Socure, a cyber fraud prevention and digital identity verification company that works with the U.S. government and private businesses, has been tracking what happened digitally in the days and weeks after the Kerr County flood.
Its newly released report paints a grim picture: as survivors were ripping out soaked drywall, searching for missing belongings, and burying loved ones, cybercriminals were zeroing in on their identities.
Hackers from countries including China, Russia, India, Morocco, and Romania – as well as fraudsters here in the United States – set their sights on flood victims in Kerr County. Their goal: steal identities and intercept storm relief money meant to help real people put their lives back together.
Within just four days of the flood, digital attacks in Kerr County exploded.
“What we saw was a massive spike,” said Mike Cook of Socure. “It was 300% higher than it had ever been, and that was a lot of the local fraudsters that were attacking.”
And it didn’t stop there.
According to the report, every time state or federal officials – including Texas Governor Greg Abbott – announced new aid for storm victims, cybercriminal activity spiked again. Investigators saw surges of 200 to 250 percent in fraud attempts.
When asked how many people were targeted in just a two‑month span, Tim Cook with Socure didn’t hesitate: “Thousands.”
“The worst part,” he added, “is you’re hurting people at a terrible point in their lives. I mean, they’ve lost everything.”
Thousands of names. Thousands of wounds reopened.
Behind those statistics are real families – people already living with the trauma of a disaster that struck suddenly and violently.
Many woke up that July morning to alerts and sirens and went to bed that night with no home to return to, no clear idea of what came next. In that kind of chaos, disaster relief – grants, unemployment benefits, emergency payments – can mean the difference between sleeping in a car or having a place to stay. Between reopening a business, or closing it forever.
Cybercriminals saw an opportunity in that desperation.
They used stolen or fabricated identities to file for disaster grants, unemployment assistance, and other storm-related benefits under the names of real victims. In some cases, like Lorena’s, the fraud was caught before the money went out. In others, authorities say, criminals likely got away with funds that were supposed to help people who had already lost nearly everything.

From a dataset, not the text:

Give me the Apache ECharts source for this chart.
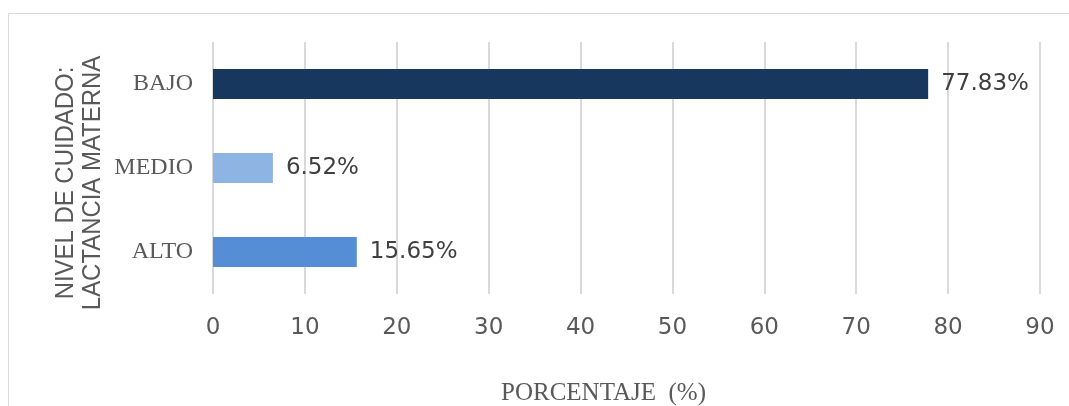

For survivors, learning that their names, Social Security numbers, or business records were used by criminals can feel like reliving the disaster itself.

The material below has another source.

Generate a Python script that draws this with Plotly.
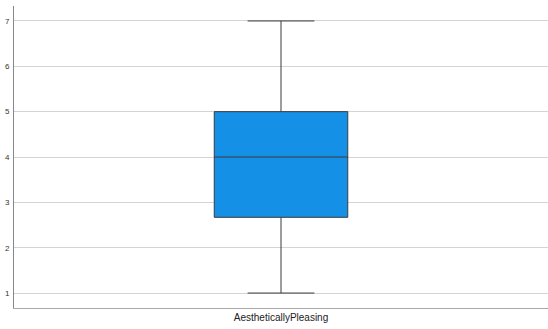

The violation is deeply personal. They’ve already watched their physical world be torn apart. Now, their identities – something invisible but just as defining – are under attack.
“Employees” who never existed
In Lorena’s case, the fraud didn’t end with the attempted grant theft.
Not only were her business records and her husband’s identity stolen, but cybercriminals also went a step further.
At least 30 fraudulent claims were filed with the Texas Workforce Commission, all tied to her small company. Each claim came from someone saying they had worked for her and were now owed lost wages – employees she says never existed, with names that were completely made up.
To Lorena, it felt like someone was systematically hijacking the life she and her husband had built.
Their land was gone. Their business was in ruins. And now strangers, hiding behind screens, were trying to drain the aid money that might help them start again.
A crime that preys on grief
Natural disasters are supposed to bring out the best in people: neighbors helping neighbors, strangers sending donations, volunteers clearing debris and handing out meals.
That certainly happened in Kerr County. Communities rallied. Donations flowed in. Local organizations, like the Chamber of Commerce, worked feverishly to connect survivors with help.
But in the background, a quieter, colder kind of activity was unfolding – one that most victims wouldn’t see until a call or letter alerted them that something was wrong.
The Socure report exposes that second disaster: one that exists in databases and application portals rather than flooded streets.
It shows that the moment money is put on the table for relief – whether it’s a $500 emergency check or a $25,000 grant – there are people ready to exploit it. And they are often fastest to move when legitimate victims are at their most overwhelmed, displaced, and distracted.
For flood survivors, it isn’t just about the lost money. It’s about the feeling that the system they turned to for help can be twisted against them – that somewhere, someone is watching and waiting for them to let their guard down.
“We just want to rebuild”
Months later, many Kerr County residents are still working to rebuild both their physical lives and their sense of security.
Some are navigating complicated processes to clear their names, prove that fraud occurred under their identities, and re-apply for aid. Others are still learning, often by surprise, that their information was used in ways they never authorized.
For people like Lorena and her husband Bob, it’s another burden piled on top of grief, stress, and financial uncertainty.
They are not just survivors of a historic flood. They are survivors of a second, invisible disaster – one that turned their hardship into a target.
And while investigators and companies like Socure continue to track the fraud, flag suspicious claims, and share their findings, the human cost of these attacks can’t be captured in percentages or charts.
It lives in the frustration of every phone call to a government office, the knot in the stomach when another unfamiliar letter arrives in the mail, and the lingering sense that even after the water went down, the danger never really went away.
“We’re desperately in need of that money that was donated to us,” Lorena said. “And for those people to come in and try to take it…”
For thousands of storm victims in Kerr County, that’s the deepest cut of all: that after losing so much, they may have to fight a second time – simply to keep what little help they were finally offered.